Need for medium-density housing

One of Day's suggestions is to build medium-density homes.

"This will bring residents multiple benefits. Townhouses and courtyard homes, with their turf-free outdoor spaces, will result in a significant reduction in water usage," he said.

And unlike apartment complexes, townhouses and terraces provide individual street frontages, which, Day believes, would allow residents to feel more connected to their neighbourhoods.

Furthermore, homeowners who design their townhouses like the terrace models seen in Sydney, Melbourne, Vancouver, Seattle, and Toronto, will be able to capitalise on their properties by building 40-square-metre granny flats above their garages.

Being able to design townhouse communities to be walking- and cycling-friendly is also important. Day said this can be done by making small streets at their rear that can provide access to garages.

"This minimises garages and driveways at the front of properties, enabling uninterrupted walking and cycling along tree-lined street frontages. This will improve safety and quality of life for pedestrians and cyclists," he said.

This shift to townhouses is actually happening in the prime residential market, according to a separate study by Knight Frank.

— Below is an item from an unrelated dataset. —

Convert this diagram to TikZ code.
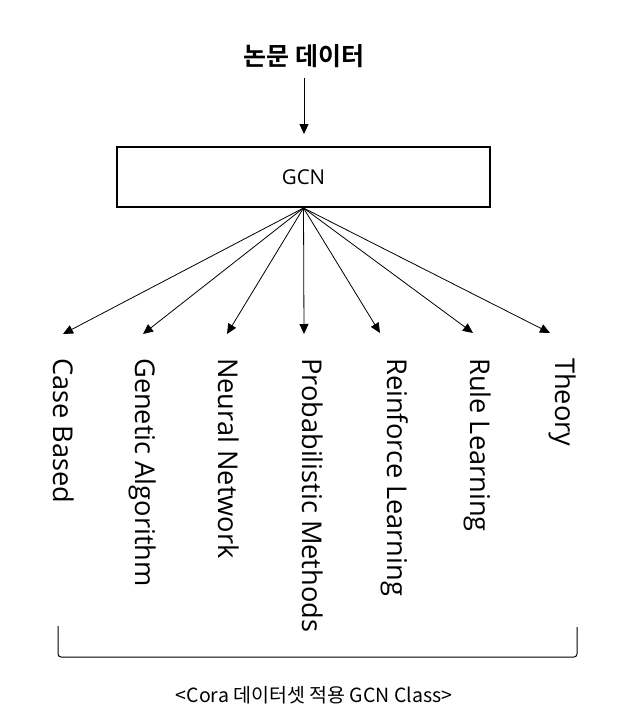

Michelle Ciesielski, head of residential research at Knight Frank, dubbed the trend "rightsizing", which appeals to a wide range of demographics including retirees and growing families.

However, supply remains a challenge, given the lack of approvals for medium-density housing options across the country.

New cities?

Locating new cities between Sydney and Melbourne will also help address concerns arising from the growing population.

"For instance, eight could be built along the Sydney-to-Melbourne high-speed rail service that is being considered by the government. Connecting the two cities provides an opportunity to promote the 'twin cities' of Melbourne and Sydney, considered by many as the world's most liveable and beautiful cities," he said.

It is crucial, however, to build urban cities from the ground up. Day says cities must be medium- to high-density at the outset and should be connected within by sustainable forms of transport and offer local jobs.

"A specific rapid mixed-use, walkable, urban city model is being advocated to federal and state governments by Consolidated Land and Rail Australia (CLARA), which is offering solutions to re-balance Australia's existing settlement and deliver new ways of planning and building liveable, sustainable, connected cities, transport and infrastructure," Day said.

Part of building new cities is ensuring the decentralisation of jobs. Day said Sydney and Melbourne would eventually benefit from additional outer-suburb mixed-use urban centres that will be placed in new cities.

"Any new cities that we build will require multiple ‘outer-suburb mixed-use urban centres with mixed-use retail, commercial and residential areas that are transit-based, compact and walkable. This will ensure short commute times and avoid putting pressure on transport systems and roads," he said.